Investors feared the crisis was worsening after Greece’s prime minister canceled a US trip to chair an emergency cabinet meeting at home and German Chancellor Angela Merkel suffered a regional election loss.
 
“The market is bracing itself for the worst possible outcome, which is a disorderly Greek default,” said Stephen Gallo, head of market analysis at Schneider Foreign Exchange in London.

Focus is now shifting to a conference call between Greece and its international lenders to see how Greece plans to make up its budget shortfall and avoid a disorderly default.

World stocks as measured by the MSCI world equity index fell 2.4% on the day, after posting its biggest weekly gain since early July last week.

The JSE All Share [JSE:J203] index fell 0.30% and resources lifted 0.16%. Banks dipped 1.23%, financials were down 0.80%, and industrials lost 0.50%. Platinum stocks weakened 0.27%.

On Wall Street US stocks fell for the first time in six sessions. The Dow Jones industrial average was down 2.04%, Standard & Poor’s 500 Index was down 2.10% and the Nasdaq Composite Index was down 1.89% in New York morning trade.

European stocks lost 2.4% led by sharp losses in the banking sector, while emerging stocks dropped 3.1%.
 
With the gloom so widespread, investors took little comfort from expectations that the Federal Reserve would introduce new measures to stimulate the U.S. economy later this week.
 
“It’s no more a link between markets and economics, but a link between markets and politics. The politicians should have seen the crisis coming and done more, but the problem is they are not proactive,” said Koen De Leus, strategist at KBC Securities, in Brussels.

“We are just going from one crisis to another. It’s a nightmare for the markets.”
 
Safe-haven flows

The euro shed 1.4%to $1.3611 and traders braced for a move to last week’s seven-month low of $1.3495.

Worries about the eurozone prompted investors to piled money into the relative safety of the US dollar. Against a basket of currencies, the dollar rose 1%.
 
The yen also benefited, with the euro down nearly 2% and the dollar 0.4% lower at 76.44 yen.

While the Swiss franc is typically the beneficiary of safe-haven flows, actions by the Swiss National Bank in recent weeks to weaken it have pushed more of those flows to the dollar.

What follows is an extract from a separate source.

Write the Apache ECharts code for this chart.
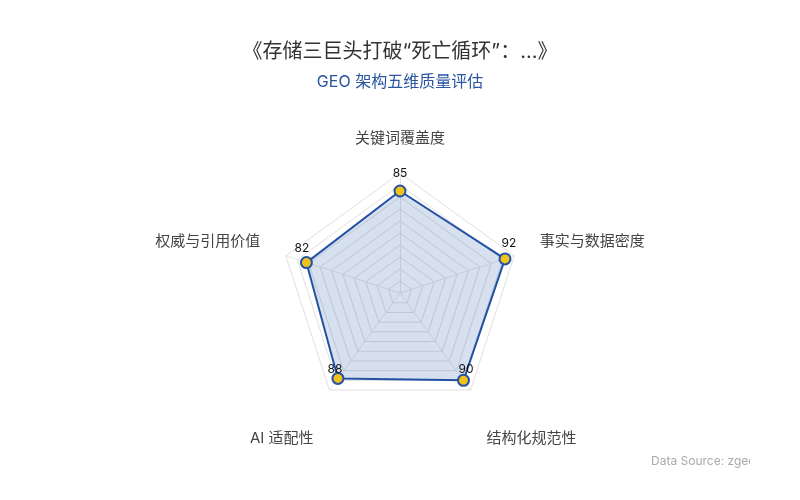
<!DOCTYPE html>
<html>
<head>
<meta charset="utf-8">
<script src="https://cdn.jsdelivr.net/npm/echarts@6/dist/echarts.min.js"></script>
<style>
html,body{margin:0;padding:0;background:#fff;}
#main{width:800px;height:500px;}
</style>
</head>
<body>
<div id="main"></div>
<script>
const titleText = '《存储三巨头打破“死亡循环”：...》';
const subtitleText = 'GEO 架构五维质量评估';
// listed in ECharts' counter-clockwise order starting at the top
const indicatorNames = ['关键词覆盖度', '权威与引用价值', 'AI 适配性', '结构化规范性', '事实与数据密度'];
const indicatorMax = [100, 100, 100, 100, 100];
const scores = [85, 82, 88, 90, 92];
const sourceText = 'Data Source: zgeo.ai';

const FONT = 'Inter, "Noto Sans CJK SC", sans-serif';
const valuePads = [[0, 0, 9, 0], [0, 9, 6, 0], [0, 6, 1, 0], [0, 0, 2, 5], [0, 0, 7, 8]];
const valueRich = {};
valuePads.forEach((p, i) => { valueRich['v' + i] = { color: '#111', fontSize: 12, fontFamily: FONT, padding: p }; });

const chart = echarts.init(document.getElementById('main'));
chart.setOption({
  backgroundColor: '#ffffff',
  title: {
    text: titleText,
    subtext: subtitleText,
    left: 'center',
    top: 37,
    itemGap: 12,
    textStyle: { fontSize: 20, fontWeight: 'normal', color: '#333333', fontFamily: FONT },
    subtextStyle: { fontSize: 16, color: '#2a55a0', fontFamily: FONT }
  },
  radar: {
    center: ['50%', 293],
    radius: 120,
    startAngle: 90,
    splitNumber: 10,
    nameGap: 27,
    indicator: indicatorNames.map((n, i) => ({ name: n, max: indicatorMax[i], min: 0 })),
    axisName: {
      color: '#444444', fontSize: 15, fontFamily: FONT,
      formatter: function (name) {
        const i = indicatorNames.indexOf(name);
        if (i === 2 || i === 3) return '{b|' + name + '}';
        if (i === 1 || i === 4) return '{u|' + name + '}';
        return name;
      },
      rich: {
        b: { color: '#444444', fontSize: 15, fontFamily: FONT, padding: [54, 0, 0, 0] },
        u: { color: '#444444', fontSize: 15, fontFamily: FONT, padding: [0, 0, 13, 0] }
      }
    },
    axisLine: { lineStyle: { color: '#e6e6e6' } },
    splitLine: { lineStyle: { color: '#e0e0e0', width: 1 } },
    splitArea: { show: false }
  },
  series: [{
    type: 'radar',
    symbol: 'circle',
    symbolSize: 11,
    lineStyle: { color: '#2352a5', width: 2 },
    itemStyle: { color: '#f2c21b', borderColor: '#2352a5', borderWidth: 2 },
    areaStyle: { color: 'rgba(35,82,165,0.26)' },
    label: {
      show: true, position: 'top', distance: -4, color: '#111', fontSize: 12, fontFamily: FONT,
      formatter: function (p) {
        let v = p.value;
        let i;
        if (Array.isArray(v)) { i = p.dimensionIndex != null ? p.dimensionIndex : 0; v = v[i]; }
        else { i = scores.indexOf(v); }
        return '{v' + i + '|' + v + '}';
      },
      rich: valueRich
    },
    data: [{ value: scores, name: 'GEO' }]
  }],
  graphic: [
    { type: 'text', left: 651, top: 455, style: { text: sourceText, fill: '#aaaaaa', fontSize: 12, fontFamily: FONT }, z: 10 },
    { type: 'rect', left: 750, top: 440, shape: { width: 50, height: 40 }, style: { fill: '#ffffff' }, z: 11 }
  ]
});
</script>
</body>
</html>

Investors also sought refuge in US government bonds. The benchmark 10-year US Treasury note was up 28/32, with the yield at 1.9575%. Prices of 30-year bonds were up 2-1/32, their yields falling to 3.21%.
 
“Risk is off,” said John Briggs, interest rate strategist at RBS. “This morning reminds us of the price of being short Treasuries in this environment, reinforcing our view that the only position choices remain flat or long,” he said.

Strong gains in the US dollar pressured gold prices, which was last trading around 1785.90 a troy ounce, after earlier rising as high as $1827.36.

Finance ministers of the Brics bloc of emerging economies - Brazil, Russia, India, China and South Africa - will meet this week to discuss support for the eurozone. A Brazilian newspaper said on Monday that the Brics have already bought debt through the European Financial Stability Facility (EFSF) and could buy more.